Biography
Clara Heyn was a Professor of Botany at the Hebrew University of Jerusalem, where she helped to build up the herbarium and served as a popular teacher.
Heyn (née Blau) was born in Cluj, Romania, moving with her family to Baden, Austria, in 1931, and then to Vienna in 1937. In the time of the Anschluss, they relocated to British Mandate Palestine.
In Palestine Heyn trained as a teacher and worked in a primary school for seven years. She married Zalman Heyn, a government spokesperson, in 1946. They had two children.
In the year before her marriage, Heyn had attended a lecture by Yeshayahu Leibowitz (1903-1994), which inspired her to study biology at the Hebrew University of Jerusalem. Her plans were interrupted by the Israeli War of Independence (1947-1949), during which she served in the Defence Forces. Returning to university, she completed an MSc in botany, focusing on cytotaxonomy, in 1954, and in 1960 published her PhD thesis, "A monographic revision of annual species of Medicago L. in the sections Spirocarpus Ser. and Orbiculares Urb." The genus Medicago and the legume family continued to be her main area of expertise. She also published work on the Umbelliferae and Compositae.
Heyn joined the staff of the Hebrew University in 1962, being promoted to full professor in 1978. She directed the university herbarium from 1969-1997, launching a computerised database of its collections in 1980.
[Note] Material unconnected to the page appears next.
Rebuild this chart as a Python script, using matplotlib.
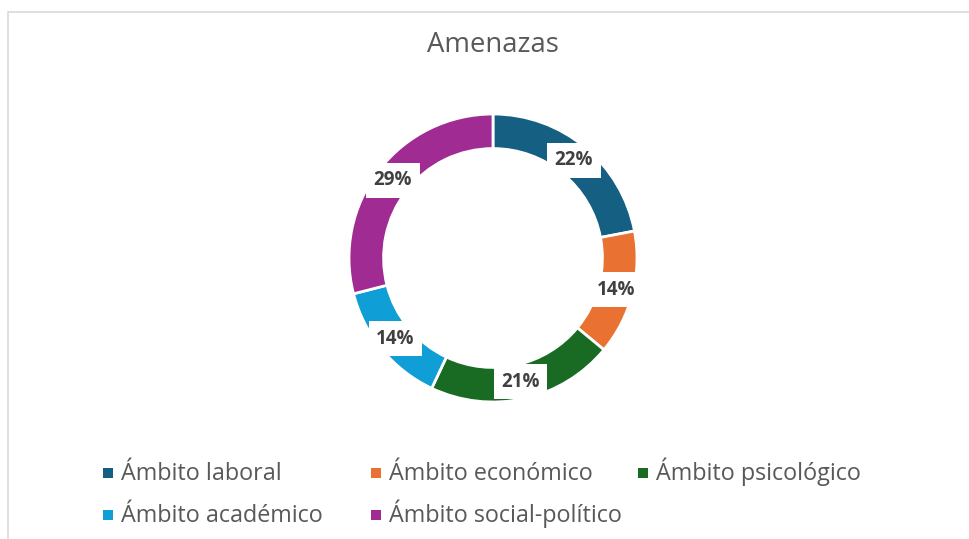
import matplotlib
matplotlib.use("Agg")
import matplotlib.pyplot as plt
from matplotlib.patches import Rectangle
import numpy as np

plt.rcParams['font.family'] = ['Open Sans', 'DejaVu Sans']

# data
categories = ["Ámbito laboral", "Ámbito económico", "Ámbito psicológico",
              "Ámbito académico", "Ámbito social-político"]
values = [22, 14, 21, 14, 29]
colors = ["#156082", "#E97132", "#196B24", "#0F9ED5", "#A02B93"]

W, H = 969, 539
fig = plt.figure(figsize=(W / 100, H / 100), dpi=100)

# chart border (light gray, partly cut off at right/bottom)
fig.patches.append(Rectangle((7.5 / W, -0.1), 1.2, 1 - 11.5 / H + 0.1,
                             transform=fig.transFigure, fill=False,
                             edgecolor="#D9D9D9", linewidth=1.2))

cx, cy, r = 493, 258, 144
ax = fig.add_axes([(cx - r) / W, (H - cy - r) / H, 2 * r / W, 2 * r / H])
wedges, _ = ax.pie(values, colors=colors, startangle=90, counterclock=False,
                   radius=1, wedgeprops=dict(width=0.24, edgecolor="white", linewidth=2))
ax.set_xlim(-1, 1)
ax.set_ylim(-1, 1)

total = sum(values)
for w, v in zip(wedges, values):
    ang = np.deg2rad((w.theta1 + w.theta2) / 2)
    rr = 0.88
    ax.text(rr * np.cos(ang), rr * np.sin(ang), f"{v / total * 100:.0f}%",
            ha="center", va="center", fontsize=13.5, fontweight="bold", color="#404040",
            bbox=dict(boxstyle="square,pad=0.4", facecolor="white", edgecolor="none"))

fig.text(cx / W, 1 - 45 / H, "Amenazas", ha="center", va="center",
         fontsize=19.8, color="#595959")

# legend: fixed-width columns, row-major order (3 per row)
col_x = [103, 371, 638]
row_base = [480, 522]
for k, (name, c) in enumerate(zip(categories, colors)):
    x0 = col_x[k % 3]
    yb = row_base[k // 3]
    fig.patches.append(Rectangle((x0 / W, 1 - (yb - 2) / H), 10 / W, 10 / H,
                                 transform=fig.transFigure, facecolor=c,
                                 edgecolor="none"))
    fig.text((x0 + 18) / W, 1 - yb / H, name, ha="left", va="baseline",
             fontsize=16.8, color="#595959")

fig.savefig("out.png", dpi=100, facecolor="white")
In the 1970s Heyn began studying mosses with Dr. Ilana Herrnstadt, while in the 1980s she turned her attentions to pollination biology. She contributed to many regional floras, including the Flora of Turkey and the East Aegean Islands and Flora Iranica.
Heyn was one of the founders of Optima, the organisation of Mediterranean Sea botanists, in 1974, and was awarded its gold medal in 1995. She also served on many other academic boards and committees.
While suffering with cancer in her old age, Heyn continued to work on the Bryophyte Flora of Israel, which was published posthumously in 2004 (with Ilana Herrnstadt, Helene Bischler and Suzanne Jovet-Ast). Heyn died on 27 December 1998.
Sources:
N. Kirsh, 2006, "Clara Heyn, 1924-1998", Jewish Women: A Comprehensive Historical Encyclopedia:
http://jwa.org/encyclopedia/article/heyn-clara, accessed 4 July 2012
N.L. Gil-ad and I. Herrnstadt, 1999, "C. Clara Heyn (1924-1998)", Taxon, 48(2): 427-430
I. Herrnstadt & D. Zohary, 1999, "C. Clara Heyn (1924-1998), Flora Mediterranea, 9: 11-16.